-
Notifications
You must be signed in to change notification settings - Fork 58
Description
All release artefacts are currently published uncompressed. It is possibly to ask for the “main” release artefact to be compressed (option gzip_main), but this merely add a compressed version of the release artefact on top of the uncompressed one.
This is a considerable waste of storage space (and waste of time, considering the time needed to download the artefacts), given that most release formats are basically text-based formats (XML, JSON, OBO) and are therefore highly amenable to efficient compression. Even the binary SQLite format can be compressed quite well.

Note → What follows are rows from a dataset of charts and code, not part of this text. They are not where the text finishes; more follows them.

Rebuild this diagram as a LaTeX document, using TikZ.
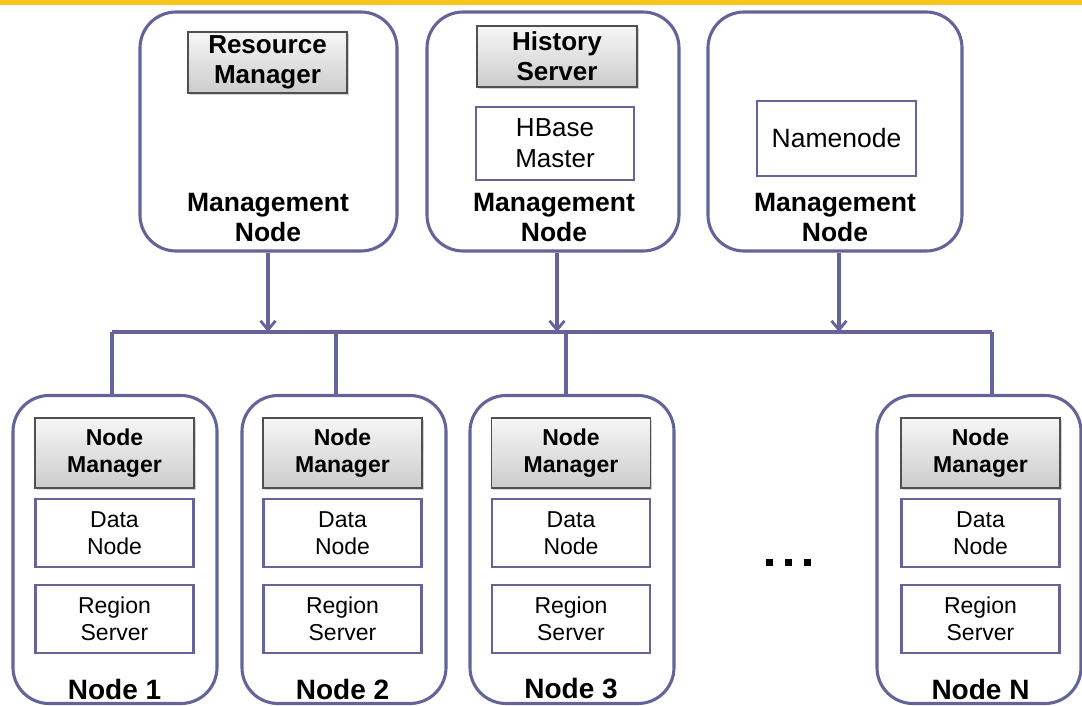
\documentclass[tikz,border=0pt]{standalone}
\usepackage{fontspec}
\setmainfont{Liberation Sans}
\usetikzlibrary{shadows,arrows.meta}
\definecolor{edge}{RGB}{100,100,155}
\definecolor{band}{RGB}{247,196,30}
\definecolor{gborder}{RGB}{80,80,80}
\tikzset{
  mgmt/.style={draw=edge, line width=3.1pt, rounded corners=36pt, fill=white, inner sep=0pt},
  worker/.style={draw=edge, line width=3.1pt, rounded corners=36pt, fill=white, inner sep=0pt, minimum width=204pt, minimum height=308pt},
  graybox/.style={draw=gborder, line width=1.3pt, top color=gray!7, bottom color=gray!40, inner sep=0pt,
     drop shadow={shadow xshift=1.5pt, shadow yshift=-2pt, opacity=0.35}, align=center, font=\bfseries},
  whitebox/.style={draw=edge, line width=2.8pt, fill=white, inner sep=0pt, align=center},
  bigtxt/.style={align=center, font=\fontsize{26.5}{30}\selectfont\bfseries},
  wire/.style={draw=edge, line width=3.1pt},
  arr/.style={wire, -{Straight Barb[length=9pt,width=15pt,line width=2.8pt]}},
}
\begin{document}
\begin{tikzpicture}[x=1pt,y=-1pt]
\useasboundingbox (0,0) rectangle (1082,706);
\fill[band] (0,0) rectangle (1082,5);

% management nodes
\node[mgmt, minimum width=257pt, minimum height=239pt] (m1) at (268.5,131.5) {};
\node[mgmt, minimum width=252pt, minimum height=239pt] (m2) at (553,131.5) {};
\node[mgmt, minimum width=254pt, minimum height=239pt] (m3) at (835,131.5) {};

\node[graybox, minimum width=159pt, minimum height=61pt, font=\fontsize{26}{30}\selectfont\bfseries] (rm) at (267.5,62.5) {Resource\\Manager};
\node[graybox, minimum width=160pt, minimum height=61pt, font=\fontsize{26}{30}\selectfont\bfseries] (hs) at (557,56.5) {History\\Server};
\node[whitebox, minimum width=158pt, minimum height=73pt, font=\fontsize{26}{31}\selectfont] (hb) at (555,143.5) {HBase\\Master};
\node[whitebox, minimum width=159pt, minimum height=75pt, font=\fontsize{26.5}{31}\selectfont] (nn) at (836.5,138.5) {Namenode};

\node[bigtxt] (t1) at (268,218) {Management\\Node};
\node[bigtxt] (t2) at (554,218) {Management\\Node};
\node[bigtxt] (t3) at (835,218) {Management\\Node};

% worker nodes
\foreach \n/\cx/\ix/\lab in {w1/115/114.5/Node 1, w2/344/342.5/Node 2, w3/572/571/Node 3, wn/979/980.5/Node N}{
  \node[worker] (\n) at (\cx,549.5) {};
  \node[graybox, minimum width=159pt, minimum height=70pt, font=\fontsize{23}{27}\selectfont\bfseries] (\n nm) at (\ix,453) {Node\\Manager};
  \node[whitebox, minimum width=158pt, minimum height=68pt, font=\fontsize{23}{27}\selectfont] (\n dn) at (\ix,533) {Data\\Node};
  \node[whitebox, minimum width=158pt, minimum height=68pt, font=\fontsize{23}{27}\selectfont] (\n rs) at (\ix,619) {Region\\Server};
  \node[font=\fontsize{28}{30}\selectfont\bfseries] (\n lab) at (\ix,689) {\lab};
}

% bus
\coordinate (b1) at (112,332);
\coordinate (b2) at (336,332);
\coordinate (b3) at (566,332);
\coordinate (bn) at (992,332);
\coordinate (a1) at (268,332);
\coordinate (a2) at (557,332);
\coordinate (a3) at (839,332);
\draw[wire] (b1) -- (bn);
\draw[wire] (b1) -- (b1 |- w1.north);
\draw[wire] (b2) -- (b2 |- w2.north);
\draw[wire] (b3) -- (b3 |- w3.north);
\draw[wire] (bn) -- (bn |- wn.north);
\draw[arr] (a1 |- m1.south) -- (a1);
\draw[arr] (a2 |- m2.south) -- (a2);
\draw[arr] (a3 |- m3.south) -- (a3);

% ellipsis
\foreach \dx in {769,788,807}{\fill (\dx-3.5,558.5) rectangle (\dx+3.5,565.5);}
\end{tikzpicture}
\end{document}
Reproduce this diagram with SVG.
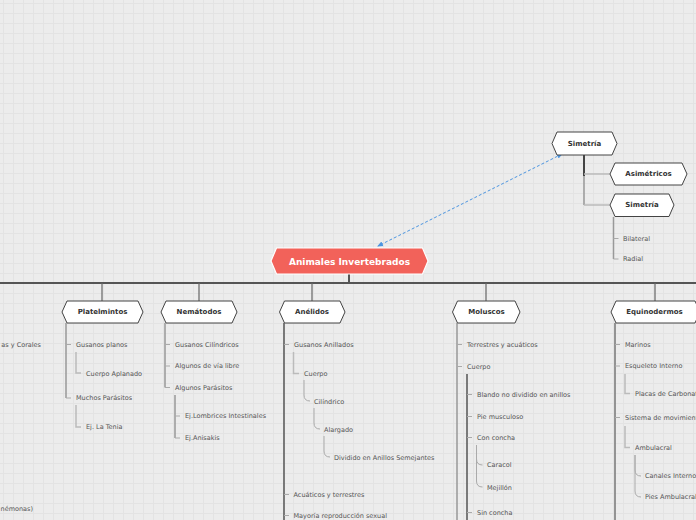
<svg xmlns="http://www.w3.org/2000/svg" width="696" height="520" viewBox="0 0 696 520">
<style>
.node{fill:#fff;stroke:#444;stroke-width:1}
.nt{font-family:"DejaVu Sans",Verdana,sans-serif;font-size:7px;font-weight:bold;fill:#333;text-anchor:middle;dominant-baseline:central}
.lt{font-family:"DejaVu Sans",Verdana,sans-serif;font-size:6.5px;fill:#555;dominant-baseline:central}
.bus{stroke:#555;stroke-width:2;fill:none}
.drop{stroke:#666;stroke-width:1.2;fill:none}
.l1d{stroke:#555;stroke-width:1.5;fill:none}
.l1{stroke:#999;stroke-width:1.5;fill:none}
.l1m{stroke:#777;stroke-width:1.5;fill:none}
.tick{stroke:#aaa;stroke-width:1;fill:none}
.sub{stroke:#bbb;stroke-width:1.5;fill:none}
.cur{stroke:#aaa;stroke-width:1;fill:none}
</style>
<defs>
<pattern id="grid" width="10" height="10" patternUnits="userSpaceOnUse" x="3" y="3">
<rect width="10" height="10" fill="#ececec"/>
<path d="M0,0.5H10M0.5,0V10" stroke="#e3e3e3" stroke-width="1" fill="none"/>
</pattern>
<marker id="ah" viewBox="0 0 6 6" refX="5" refY="3" markerWidth="6" markerHeight="6" orient="auto-start-reverse">
<path d="M0,0.5L6,3L0,5.5z" fill="#4c95e0"/>
</marker>
</defs>
<rect width="696" height="520" fill="url(#grid)"/>

<g id="connectors">
<line x1="562" y1="154" x2="378" y2="246" stroke="#4c95e0" stroke-width="1" stroke-dasharray="3 2" marker-start="url(#ah)" marker-end="url(#ah)"/>
<line x1="584" y1="155" x2="584" y2="176" stroke="#444" stroke-width="2"/>
<line x1="584" y1="176" x2="584" y2="205" stroke="#999" stroke-width="1.5"/>
<path class="sub" d="M584,174H610M584,205H610"/>
<path class="l1" d="M613.5,217V259"/>
<path class="tick" d="M613.5,238.5H618.5M613.5,259H618.5"/>
<line class="bus" x1="349" y1="274" x2="349" y2="283"/>
<line class="bus" x1="0" y1="283" x2="696" y2="283"/>
<path class="drop" d="M102,283V301M199,283V301M312,283V301M486,283V301M655,283V301"/>
<path class="l1" d="M66,323V398"/>
<path class="tick" d="M66,344.5H71M66,398H71"/>
<path class="sub" d="M76,352V373H81M76,405V427H81"/>
<path class="l1" d="M165,323V387.5"/>
<path class="tick" d="M165,344.5H170M165,366H170M165,387.5H170"/>
<path class="l1" d="M175,395V438"/>
<path class="tick" d="M175,416H180M175,438H180"/>
<path class="l1d" d="M284,323V520"/>
<path class="tick" d="M284,344.5H289M284,494.5H289M284,515.5H289"/>
<path class="sub" d="M293.5,352V373.5H299"/>
<path class="cur" d="M304,380V395Q304,401 310,401M314,408V423Q314,429 320,429M324,436V451Q324,457 330,457"/>
<path class="l1" d="M457,323V520"/>
<path class="tick" d="M457,344.5H462M457,366.5H462"/>
<path class="l1d" d="M467,374V520"/>
<path class="tick" d="M467,394.5H472M467,416.5H472M467,437.5H472M467,512.5H472"/>
<path class="cur" d="M476.5,445V459Q476.5,465 482.5,465M476.5,445V481Q476.5,487 482.5,487"/>
<path class="l1m" d="M615,323V520"/>
<path class="tick" d="M615,344.5H620M615,366H620M615,417.5H620"/>
<path class="sub" d="M625,374V393.5H630M625,426V447.5H630"/>
<path class="cur" d="M635,455V470Q635,476 641,476M635,455V491Q635,497 641,497"/>
</g>

<g id="main">
<polygon points="271,261 276.5,248 422.5,248 428,261 422.5,274 276.5,274" fill="#f2625a" stroke="#fff" stroke-width="1.2"/>
<text x="349.5" y="261.5" style="font-family:'DejaVu Sans',Verdana,sans-serif;font-size:9px;font-weight:bold;fill:#fff;text-anchor:middle;dominant-baseline:central">Animales Invertebrados</text>
</g>

<g id="simetria">
<polygon class="node" points="552,143.5 557,132 612,132 617,143.5 612,155 557,155"/>
<text class="nt" x="584.5" y="143.5">Simetría</text>
</g>
<g id="asimetricos">
<polygon class="node" points="610,174 615,163 682,163 687,174 682,185 615,185"/>
<text class="nt" x="648.5" y="174">Asimétricos</text>
</g>
<g id="simetria2">
<polygon class="node" points="610,205 615,194 669,194 674,205 669,216.5 615,216.5"/>
<text class="nt" x="642" y="205">Simetría</text>
</g>
<text id="bilateral" class="lt" x="623" y="238.5">Bilateral</text>
<text id="radial" class="lt" x="623" y="259">Radial</text>

<g id="platelmintos">
<polygon class="node" points="62,312 67,301 138,301 143,312 138,323 67,323"/>
<text class="nt" x="102.5" y="312">Platelmintos</text>
</g>
<text id="p1" class="lt" x="76" y="344.5">Gusanos planos</text>
<text id="p2" class="lt" x="86" y="373.5">Cuerpo Aplanado</text>
<text id="p3" class="lt" x="76" y="398">Muchos Parásitos</text>
<text id="p4" class="lt" x="86" y="427">Ej. La Tenia</text>

<g id="nematodos">
<polygon class="node" points="161,312 166,301 232,301 237,312 232,323 166,323"/>
<text class="nt" x="199" y="312">Nemátodos</text>
</g>
<text id="n1" class="lt" x="175" y="344.5">Gusanos Cilíndricos</text>
<text id="n2" class="lt" x="175" y="366">Algunos de vía libre</text>
<text id="n3" class="lt" x="175" y="387.5">Algunos Parásitos</text>
<text id="n4" class="lt" x="185" y="416">Ej.Lombrices Intestinales</text>
<text id="n5" class="lt" x="185" y="438">Ej.Anisakis</text>

<g id="anelidos">
<polygon class="node" points="279.5,312 284.5,301 340,301 345,312 340,323 284.5,323"/>
<text class="nt" x="312" y="312">Anélidos</text>
</g>
<text id="a1" class="lt" x="294" y="344.5">Gusanos Anillados</text>
<text id="a2" class="lt" x="304" y="373.5">Cuerpo</text>
<text id="a3" class="lt" x="314" y="401.5">Cilíndrico</text>
<text id="a4" class="lt" x="324" y="429.5">Alargado</text>
<text id="a5" class="lt" x="334" y="457.5">Dividido en Anillos Semejantes</text>
<text id="a6" class="lt" x="293.5" y="494.5">Acuáticos y terrestres</text>
<text id="a7" class="lt" x="293.5" y="515.5">Mayoría reproducción sexual</text>

<g id="moluscos">
<polygon class="node" points="452.5,312 457.5,301 515,301 520,312 515,323 457.5,323"/>
<text class="nt" x="486.5" y="312">Moluscos</text>
</g>
<text id="m1" class="lt" x="467" y="344.5">Terrestres y acuáticos</text>
<text id="m2" class="lt" x="467" y="366.5">Cuerpo</text>
<text id="m3" class="lt" x="477" y="394.5">Blando no dividido en anillos</text>
<text id="m4" class="lt" x="477" y="416.5">Pie musculoso</text>
<text id="m5" class="lt" x="477" y="437.5">Con concha</text>
<text id="m6" class="lt" x="487" y="465">Caracol</text>
<text id="m7" class="lt" x="487" y="487.5">Mejillón</text>
<text id="m8" class="lt" x="477" y="512.5">Sin concha</text>

<g id="equinodermos">
<polygon class="node" points="611,312 616,301 695,301 700,312 695,323 616,323"/>
<text class="nt" x="654.5" y="312">Equinodermos</text>
</g>
<text id="e1" class="lt" x="625" y="344.5">Marinos</text>
<text id="e2" class="lt" x="625" y="366">Esqueleto Interno</text>
<text id="e3" class="lt" x="635" y="393.5">Placas de Carbonato</text>
<text id="e4" class="lt" x="625" y="417.5">Sistema de movimiento</text>
<text id="e5" class="lt" x="635" y="447.5">Ambulacral</text>
<text id="e6" class="lt" x="645" y="476">Canales Internos</text>
<text id="e7" class="lt" x="645" y="497">Pies Ambulacrales</text>

<text id="c1" class="lt" x="41" y="344.5" text-anchor="end">as y Corales</text>
<text id="c2" class="lt" x="33" y="508.5" text-anchor="end">némonas)</text>
</svg>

For example, with the latest standard release of CL:
| Release artefact | Uncompressed size | Gzip-compressed | XZ-compressed |
|---|---|---|---|
cl.owl |
61 MB | 3.7 MB (~16⨉) | 2.5 MB (~24⨉) |
cl.obo |
16 MB | 2.4 MB (~6⨉) | 1.5 MB (~10⨉) |
cl.json |
35 MB | 2.6 MB (~13⨉) | 1.8 MB (~19⨉) |
cl.db |
491 MB | 94 MB (~5⨉) | 48 MB (~10⨉) |
Maybe nowadays 61 MB is not so much of a big deal, but when counting all release artefacts in all formats, a full-blown CL release amounts to more than 700 MB of perfectly compressible files (and that’s before we enable the production of DB files). This could probably be cut down to less than 100 MB if release artefacts were compressed with Gzip, and maybe even less than 50 MB if they were compressed with XZ.¹
Yes, I realise that switching to compressed files is going to break a lot of existing pipelines that expect to be able to find the released version of the XYZ ontology at http://purl.obolibrary.org/obo/zyx.owl and not at http://purl.obolibrary.org/obo/xyz.owl.gz. However this is still something that should be considered. Releasing uncompressed files is nuts.
¹Though it must be noted that ROBOT does not support reading from XZ-compressed files, se we should probably either stick to Gzip or add XZ support to ROBOT.